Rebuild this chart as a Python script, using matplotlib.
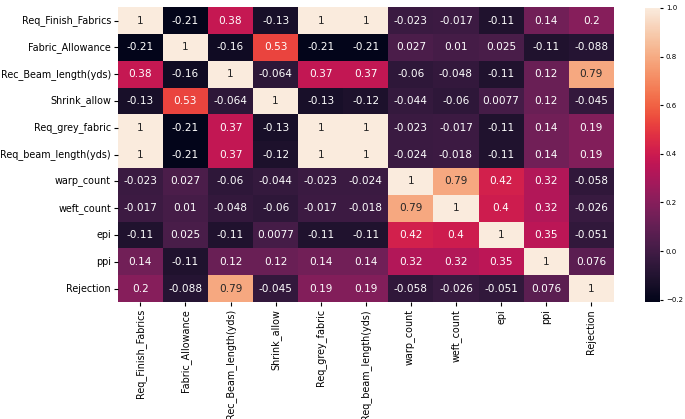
import numpy as np
import pandas as pd
import matplotlib
matplotlib.use("Agg")
import matplotlib.pyplot as plt
import seaborn as sns

columns = ["Req_Finish_Fabrics", "Fabric_Allowance", "Rec_Beam_length(yds)",
           "Shrink_allow", "Req_grey_fabric", "Req_beam_length(yds)",
           "warp_count", "weft_count", "epi", "ppi", "Rejection"]

row_finish = [1, -0.21, 0.38, -0.13, 1, 1, -0.023, -0.017, -0.11, 0.14, 0.2]
row_allow = [-0.21, 1, -0.16, 0.53, -0.21, -0.21, 0.027, 0.01, 0.025, -0.11, -0.088]
row_rec_beam = [0.38, -0.16, 1, -0.064, 0.37, 0.37, -0.06, -0.048, -0.11, 0.12, 0.79]
row_shrink = [-0.13, 0.53, -0.064, 1, -0.13, -0.12, -0.044, -0.06, 0.0077, 0.12, -0.045]
row_grey = [1, -0.21, 0.37, -0.13, 1, 1, -0.023, -0.017, -0.11, 0.14, 0.19]
row_req_beam = [1, -0.21, 0.37, -0.12, 1, 1, -0.024, -0.018, -0.11, 0.14, 0.19]
row_warp = [-0.023, 0.027, -0.06, -0.044, -0.023, -0.024, 1, 0.79, 0.42, 0.32, -0.058]
row_weft = [-0.017, 0.01, -0.048, -0.06, -0.017, -0.018, 0.79, 1, 0.4, 0.32, -0.026]
row_epi = [-0.11, 0.025, -0.11, 0.0077, -0.11, -0.11, 0.42, 0.4, 1, 0.35, -0.051]
row_ppi = [0.14, -0.11, 0.12, 0.12, 0.14, 0.14, 0.32, 0.32, 0.35, 1, 0.076]
row_reject = [0.2, -0.088, 0.79, -0.045, 0.19, 0.19, -0.058, -0.026, -0.051, 0.076, 1]

corr = pd.DataFrame([row_finish, row_allow, row_rec_beam, row_shrink, row_grey,
                     row_req_beam, row_warp, row_weft, row_epi, row_ppi, row_reject],
                    index=columns, columns=columns)

fig = plt.figure(figsize=(6.85, 4.19), dpi=100)
ax = fig.add_axes([0.172, 0.279, 0.724, 0.704])
cax = fig.add_axes([0.942, 0.279, 0.022, 0.702])

sns.heatmap(corr, annot=True, ax=ax, cbar_ax=cax, annot_kws={"size": 7.6})

ax.tick_params(labelsize=6.9, length=3, pad=2)
plt.setp(ax.get_xticklabels(), rotation=90)
plt.setp(ax.get_yticklabels(), rotation=0)
cax.tick_params(labelsize=5, length=2.5, pad=1.5)

fig.savefig("out.png", dpi=100)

------------------------------------------------------------------------

What is being asked
Skip the pictures, please, and transcribe only the lines from the beginning of the material through the one that contains "import seaborn as sns".

Answer for the task
Rebuild this chart as a Python script, using matplotlib.
import numpy as np
import pandas as pd
import matplotlib
matplotlib.use("Agg")
import matplotlib.pyplot as plt
import seaborn as sns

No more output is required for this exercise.